The teachers of Hogwarts, both time Death Eaters came knocking, did not cower. They fought back, using their wands to cast protective spells, defensive spells, spells designed to disarm or to stun. And, when those did not prove to be enough to stop the evil of the Death Eaters, the teachers and parents of Hogwarts (Molly Weasley who I’m thinking of specifically), took to fighting to kill, finally destroying Bellatrix while Bellatrix taunted her.

I do not believe that just anyone should be allowed to bear arms, but I do not think that disarming the people will protect them in the long run. Having one question on a conceal and carry application regarding mental illness, without a complete psychartic work up, does nothing. We do need stronger gun regulation, and if anyone is going to squawk about their rights being violated because we seek to keep the guns out of the hands of those without empathy, without a moral compass, they need to lose their right. And I do not believe that leaving teachers helpless to hide their students, to cower with their students, and to pray for their students is enough. I don’t believe that every teacher should be armed: I do, however, believe that when an active shooter enters a school, every teacher, paraprofessional, custodian, secretary, principal, etc. becomes another person to fight for the lives of the students. You come into a school with the intention of harming children, you deserve to be shot. If a disarming/wounding shot doesn’t slow you down, then those fighting to get rid of you ought to start shooting to kill.

There’s a lot of gray area here, but it won’t end with one person, just as Harry alone could not have ended the Wizarding War or stopped Voldemort.
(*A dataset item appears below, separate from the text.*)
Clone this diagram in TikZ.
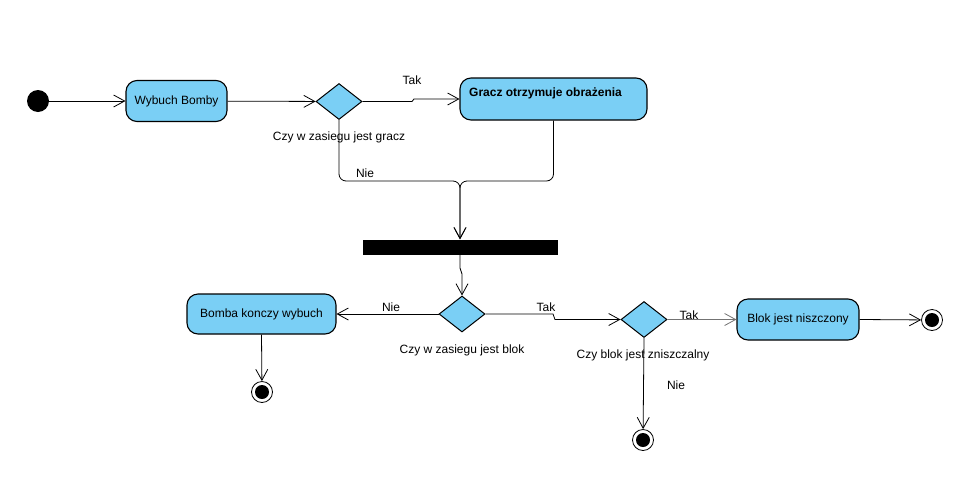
\documentclass[tikz,border=0pt]{standalone}
\usepackage{fontspec}
\setmainfont{Liberation Sans}
\usetikzlibrary{shapes.geometric,arrows.meta}
\definecolor{actfill}{RGB}{122,207,245}
\begin{document}
\begin{tikzpicture}[x=1pt,y=-1pt,
  font=\fontsize{12}{14}\selectfont,
  act/.style={draw=black, line width=1.1pt, fill=actfill, rounded corners=11pt, inner sep=0pt},
  dec/.style={diamond, draw=black, line width=1pt, fill=actfill, inner sep=0pt, minimum width=46pt, minimum height=36pt},
  tip/.style={-{Straight Barb[length=11pt,width=12pt,line width=0.8pt]}},
  flow/.style={draw=black, line width=0.8pt, tip},
  plain/.style={draw=black, line width=0.8pt},
  final/.style={circle, draw=black, line width=0.8pt, fill=white, minimum size=21pt, inner sep=0pt,
    path picture={\fill[black] (path picture bounding box.center) circle (7pt);}},
  lbl/.style={inner sep=0pt}
]
\useasboundingbox (0,0) rectangle (969,488);
\fill[white] (0,0) rectangle (969,488);

% nodes
\node[circle, fill=black, minimum size=22pt, inner sep=0pt] (s) at (38,101) {};
\node[act, minimum width=101pt, minimum height=41pt] (wb) at (176.5,101) {Wybuch Bomby};
\node[dec] (d1) at (339,101.5) {};
\node[lbl] (d1l) at (339,137) {Czy w zasiegu jest gracz};
\node[act, minimum width=187pt, minimum height=42pt] (g) at (553.5,99) {};
\node[lbl, anchor=west, font=\fontsize{12}{14}\selectfont\bfseries] (gt) at (469,93) {Gracz otrzymuje obrażenia};
\node[fill=black, minimum width=195pt, minimum height=15pt, inner sep=0pt] (bar) at (460,247) {};
\node[dec] (d2) at (462,314) {};
\node[lbl] (d2l) at (462,350) {Czy w zasiegu jest blok};
\node[act, minimum width=149pt, minimum height=40pt] (bk) at (261.5,314) {Bomba konczy wybuch};
\node[final] (f1) at (262,392) {};
\node[dec] (d3) at (644,319.5) {};
\node[lbl] (d3l) at (643,355) {Czy blok jest zniszczalny};
\node[act, minimum width=122pt, minimum height=41pt] (bl) at (798,319.5) {Blok jest niszczony};
\node[final] (f2) at (932,320) {};
\node[final] (f3) at (643,440) {};

% edge labels
\node[lbl] (t1) at (412,80) {Tak};
\node[lbl] (n1) at (365,173) {Nie};
\node[lbl] (n2) at (391,307) {Nie};
\node[lbl] (t2) at (546,307) {Tak};
\node[lbl] (t3) at (689,315) {Tak};
\node[lbl] (n3) at (676,385) {Nie};

\coordinate (j) at (460,181);
\coordinate (a1) at (412,101.5);
\coordinate (a2) at (414,99);
\coordinate (b1) at (460,268);
\coordinate (b2) at (462,274);
\coordinate (c1) at (553,314);
\coordinate (c2) at (555,319.5);

% connectors
\draw[flow] (s) -- (wb);
\draw[flow] (wb) -- (d1);
\draw[flow] (d1.east) -- (a1) -- (a2) -- (g.west);
\draw[flow, rounded corners=7pt] (d1.south) |- (j) -- (bar.north);
\draw[flow, rounded corners=7pt] (g.south) |- (j) -- (bar.north);
\draw[flow] (bar.south) -- (b1) -- (b2) -- (d2.north);
\draw[flow] (d2.west) -- (bk.east);
\draw[flow] (bk.south) -- (f1);
\draw[flow] (d2.east) -- (c1) -- (c2) -- (d3.west);
\draw[flow, draw=black!55, line width=1.1pt] (d3.east) -- (bl.west);
\draw[flow] (bl.east) -- (f2);
\draw[flow] (d3.south) -- (f3);
\end{tikzpicture}
\end{document}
Voldemort recruited those who shared his beliefs and philsophies. It was Molly who finally took down Bellatrix. It was Neville who destroyed Nagini, Dumbledore who destroyed the Gaunt Ring, Hermione who destroyed the Hufflepuff Cup, Ron (at Harry’s encouragement) who destroyed the locket. We have to be willing to protect our students, to fight to protect them, but we must also raise a generation of students who are willing to make the ulitmate sacrifice (as Harry was willing to do) to save others.